Occidente contra Occidente
El reforzamiento de nuestra identidad está en el origen de ese racismo, cada vez menos sutil, desde el que miramos los conflictos actuales
Que eso que llamamos nuestra identidad sea tan importante tiene el riesgo de hacernos perder pie con la realidad. Por ejemplo, ¿qué es Occidente? Lo asociábamos a un imaginario de valores democráticos y de mercado: derechos humanos, libertad, bienestar. Hoy, eso está asediado por movimientos reaccionarios, la demonización de minorías y grupos vulnerables y las deportaciones masivas, que ya sabemos a qué nos recuerdan. Ni hablemos de la UE y nuestra mermada capacidad para asumir riesgos y trabajar como bloque. No busquemos fuera intentos de boicot de esa supuesta bondad que pensábamos que proyectábamos al mundo: la impugnación de Occidente viene de Occidente mismo. El reforzamiento de nuestra identidad está en el origen de ese racismo, cada vez menos sutil, desde el que miramos los conflictos actuales y que agitan las propuestas de la ultraderecha: refugiados, inmigrantes y otras minorías son una suerte de quinta columna que desea subvertir nuestros preciados rasgos occidentales. Piensen en Netanyahu, quien sugiere que la masacre de Gaza es una batalla por salvar “la civilización occidental”. Si así lo fuese, no merecería ser salvada.
Creernos nuestra superioridad moral nos hace perder la capacidad para reconocer la verdad. Algo así sucede en Alemania, epítome de la crisis de credibilidad que vive Occidente ante el mundo. Alemania nada menos. ¿Recuerdan aquel “nunca jamás” enarbolado tras la experiencia dramática del Holocausto? Todo el orden internacional posterior se levantó sobre la base de aquella promesa. Hoy, el emblema que representaba nuestro universalismo, el imperativo moral de no volver a cometer tales atrocidades, lo reivindican quienes apoyan las acciones de Israel. El lema, dice David Rieff, ha terminado particularizándose, vaciándose de su gravedad. Ya solo sería una lección simplificada y limitada de la historia: “Los alemanes nunca más matarán a los judíos en la Europa de los años cuarenta″. Su conversión en eslogan hueco hace que no veamos otras injusticias y barbaries, como el sufrimiento palestino, o que otras formas de racismo contra musulmanes o migrantes pasen casi desapercibidas.

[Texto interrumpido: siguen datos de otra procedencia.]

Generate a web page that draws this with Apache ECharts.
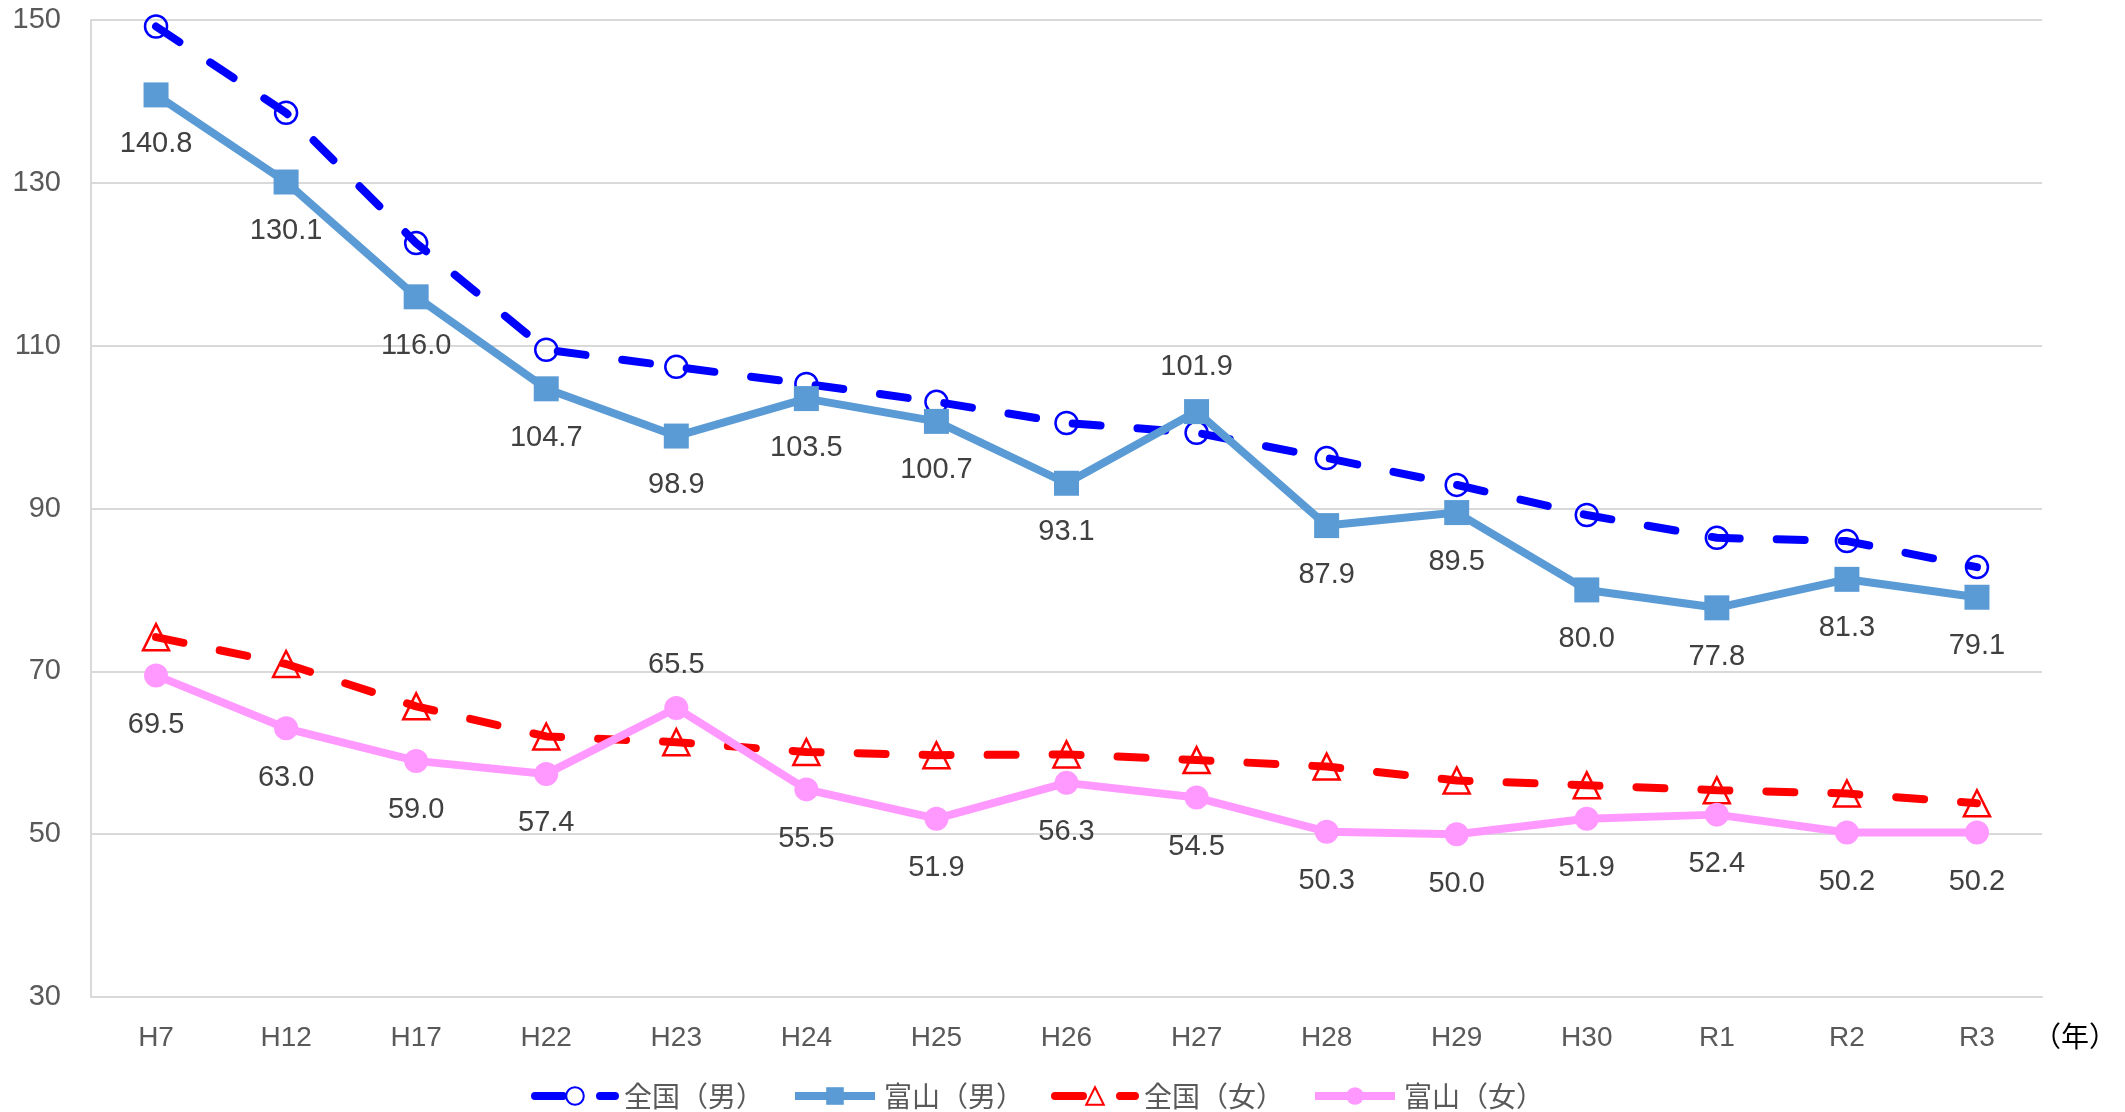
<!DOCTYPE html>
<html>
<head>
<meta charset="utf-8">
<script src="https://cdn.jsdelivr.net/npm/echarts@6/dist/echarts.min.js"></script>
<style>
  html, body { margin: 0; padding: 0; background: #fff; }
  #chart { width: 2125px; height: 1112px; }
</style>
</head>
<body>
<div id="chart"></div>
<script>
// 年
var years = ['H7', 'H12', 'H17', 'H22', 'H23', 'H24', 'H25', 'H26', 'H27', 'H28', 'H29', 'H30', 'R1', 'R2', 'R3']
// 全国（男）は図から読み取った値
var zenkokuMale = [149.2, 138.6, 122.6, 109.5, 107.4, 105.3, 103.1, 100.5, 99.3, 96.2, 92.9, 89.2, 86.4, 86.0, 82.8]
var toyamaMale = [140.8, 130.1, 116.0, 104.7, 98.9, 103.5, 100.7, 93.1, 101.9, 87.9, 89.5, 80.0, 77.8, 81.3, 79.1]
// 全国（女）も読み取り値
var zenkokuFemale = [74.2, 70.9, 65.7, 62.0, 61.3, 60.1, 59.7, 59.8, 59.1, 58.3, 56.6, 56.0, 55.4, 55.0, 53.8]
var toyamaFemale = [69.5, 63.0, 59.0, 57.4, 65.5, 55.5, 51.9, 56.3, 54.5, 50.3, 50.0, 51.9, 52.4, 50.2, 50.2]
var yTicks = { min: 30, max: 150, interval: 20 }

var numFont = 'Liberation Sans'
var dash = [28, 37]

// ラベルを上に出す点だけ個別指定
function withLabels (values, upIndex, downDist, upDist) {
  return values.map(function (v, i) {
    if (i === upIndex) {
      return { value: v, label: { position: 'top', distance: upDist } }
    }
    return { value: v, label: { position: 'bottom', distance: downDist } }
  })
}

var myChart = echarts.init(document.getElementById('chart'))
var option = {
  animation: false,
  grid: { left: 91, right: 83, top: 20, bottom: 115 },
  legend: {
    left: 526,
    top: 1077,
    itemWidth: 80,
    itemHeight: 22,
    itemGap: 27,
    lineStyle: { width: 8 },
    textStyle: { fontFamily: 'Noto Sans CJK JP', fontSize: 28, color: '#595959', padding: [0, 0, 0, 4] },
    data: ['全国（男）', '富山（男）', '全国（女）', '富山（女）']
  },
  xAxis: {
    type: 'category',
    data: years,
    boundaryGap: true,
    axisLine: { lineStyle: { color: '#d9d9d9', width: 2 } },
    axisTick: { show: false },
    axisLabel: { margin: 27, fontFamily: numFont, fontSize: 28, color: '#595959' }
  },
  yAxis: {
    type: 'value',
    min: yTicks.min,
    max: yTicks.max,
    interval: yTicks.interval,
    axisLine: { show: true, lineStyle: { color: '#d9d9d9', width: 2 } },
    axisTick: { show: false },
    splitLine: { lineStyle: { color: '#d9d9d9', width: 2 } },
    axisLabel: { margin: 30, fontFamily: numFont, fontSize: 29, color: '#595959' }
  },
  graphic: [
    {
      type: 'text',
      left: 2033,
      top: 1022,
      style: { text: '（年）', fontFamily: 'Noto Sans CJK JP', fontSize: 28, fill: '#000' }
    }
  ],
  series: [
    {
      name: '全国（男）',
      type: 'line',
      data: zenkokuMale,
      symbol: 'circle',
      symbolSize: 22,
      lineStyle: { color: '#0000FF', width: 8, type: dash, cap: 'round' },
      itemStyle: { color: 'rgba(255,255,255,0)', borderColor: '#0000FF', borderWidth: 2.5 }
    },
    {
      name: '富山（男）',
      type: 'line',
      data: withLabels(toyamaMale, 8, 22, 18),
      symbol: 'rect',
      symbolSize: 25,
      lineStyle: { color: '#5B9BD5', width: 8 },
      itemStyle: { color: '#5B9BD5' },
      label: { show: true, formatter: function (p) { return p.value.toFixed(1) }, fontFamily: numFont, fontSize: 29, color: '#404040' }
    },
    {
      name: '全国（女）',
      type: 'line',
      data: zenkokuFemale,
      symbol: 'triangle',
      symbolSize: 26,
      lineStyle: { color: '#FF0000', width: 8, type: dash, cap: 'round' },
      itemStyle: { color: 'rgba(255,255,255,0)', borderColor: '#FF0000', borderWidth: 2.5 }
    },
    {
      name: '富山（女）',
      type: 'line',
      data: withLabels(toyamaFemale, 4, 23, 16),
      symbol: 'circle',
      symbolSize: 24,
      lineStyle: { color: '#FF99FF', width: 8 },
      itemStyle: { color: '#FF99FF' },
      label: { show: true, formatter: function (p) { return p.value.toFixed(1) }, fontFamily: numFont, fontSize: 29, color: '#404040' }
    }
  ]
}
myChart.setOption(option)
</script>
</body>
</html>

Estar convencidos de haber dejado atrás esos horrores desde el sentimentalismo de nuestras aseadas políticas de la memoria nos aleja de una autocrítica verdadera. Nos hemos inmunizado contra esas otras formas de racismo que crecen como la hiedra sin que nos atrevamos siquiera a nombrarlas. Nuestro supuesto compromiso con la memoria, como escribe Pankaj Mishra en The Guardian, sirvió para construir nuestro prestigio y reputación ante el mundo, pero hace aguas y los responsables somos nosotros. El país que reconstruyó su identidad nacional sobre el rechazo del nazismo para integrarse en la tradición de las democracias liberales, el que puso en el centro el recuerdo del Holocausto para abrazar el universalismo antes que una identidad etnonacionalista completa, mira hoy el ascenso de un partido neonazi como segunda fuerza política. La AfD, azuzada por un Elon Musk que huele la sangre, capitaliza el discurso del resentimiento nacional diciendo que Alemania ha sido demasiado crítica con su historia y es momento de adoptar una política nacionalista más orgullosa. Pero el futuro político de Alemania es el de Europa, la sola representante de eso que llamamos Occidente tras la estampida de EE UU. La historia no se repite, pero a veces rima demasiado. No caigamos en el autoengaño y la normalización de la hipocresía, porque ya sucedió, y aquella ola se llevó consigo todos nuestros valores democráticos.